Directions:
Return the material exactly, first line through the line containing "from matplotlib.patches import Patch", and nothing more. Pictures stay out.

━━━ Supplied material ━━━

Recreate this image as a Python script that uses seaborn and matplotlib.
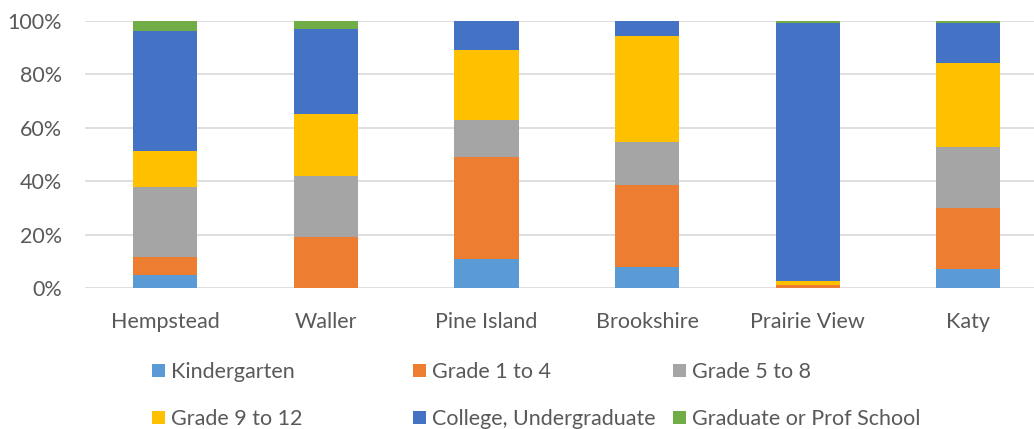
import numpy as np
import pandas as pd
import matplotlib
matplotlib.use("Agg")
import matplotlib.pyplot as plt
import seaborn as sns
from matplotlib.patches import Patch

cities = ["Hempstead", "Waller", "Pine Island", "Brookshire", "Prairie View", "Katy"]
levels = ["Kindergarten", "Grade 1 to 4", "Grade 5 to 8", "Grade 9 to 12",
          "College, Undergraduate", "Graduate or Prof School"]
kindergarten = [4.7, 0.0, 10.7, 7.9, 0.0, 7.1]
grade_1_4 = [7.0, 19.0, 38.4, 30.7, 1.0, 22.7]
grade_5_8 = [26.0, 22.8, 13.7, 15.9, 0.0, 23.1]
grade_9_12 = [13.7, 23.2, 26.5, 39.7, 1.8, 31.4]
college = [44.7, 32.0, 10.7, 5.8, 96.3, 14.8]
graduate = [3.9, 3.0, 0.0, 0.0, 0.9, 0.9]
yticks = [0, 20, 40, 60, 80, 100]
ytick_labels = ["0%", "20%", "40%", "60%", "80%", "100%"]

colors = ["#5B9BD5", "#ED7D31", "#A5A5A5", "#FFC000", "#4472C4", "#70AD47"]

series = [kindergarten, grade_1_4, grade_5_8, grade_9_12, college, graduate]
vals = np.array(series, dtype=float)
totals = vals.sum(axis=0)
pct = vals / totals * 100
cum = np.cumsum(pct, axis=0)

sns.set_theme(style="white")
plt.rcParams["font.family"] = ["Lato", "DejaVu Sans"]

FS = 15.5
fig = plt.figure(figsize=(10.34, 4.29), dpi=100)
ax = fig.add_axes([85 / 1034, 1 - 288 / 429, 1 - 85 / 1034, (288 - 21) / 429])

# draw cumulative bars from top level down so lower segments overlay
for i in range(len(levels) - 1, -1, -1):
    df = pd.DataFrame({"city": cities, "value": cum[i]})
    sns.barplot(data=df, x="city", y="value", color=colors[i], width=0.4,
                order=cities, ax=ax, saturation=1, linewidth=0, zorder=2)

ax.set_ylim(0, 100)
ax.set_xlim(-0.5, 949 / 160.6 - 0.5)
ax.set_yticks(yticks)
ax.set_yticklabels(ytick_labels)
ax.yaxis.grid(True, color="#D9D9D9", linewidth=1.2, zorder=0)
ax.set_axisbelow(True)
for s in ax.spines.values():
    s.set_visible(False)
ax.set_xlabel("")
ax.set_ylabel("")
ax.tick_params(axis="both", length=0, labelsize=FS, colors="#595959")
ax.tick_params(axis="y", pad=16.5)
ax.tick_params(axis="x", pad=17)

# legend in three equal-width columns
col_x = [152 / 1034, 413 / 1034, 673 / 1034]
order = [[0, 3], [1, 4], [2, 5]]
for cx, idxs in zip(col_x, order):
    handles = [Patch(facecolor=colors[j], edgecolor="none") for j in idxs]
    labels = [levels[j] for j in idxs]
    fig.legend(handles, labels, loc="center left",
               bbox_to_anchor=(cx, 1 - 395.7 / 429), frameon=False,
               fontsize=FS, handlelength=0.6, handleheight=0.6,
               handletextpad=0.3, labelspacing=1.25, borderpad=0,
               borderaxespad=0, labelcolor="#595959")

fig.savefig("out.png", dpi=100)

━━━

Reply:
Recreate this image as a Python script that uses seaborn and matplotlib.
import numpy as np
import pandas as pd
import matplotlib
matplotlib.use("Agg")
import matplotlib.pyplot as plt
import seaborn as sns
from matplotlib.patches import Patch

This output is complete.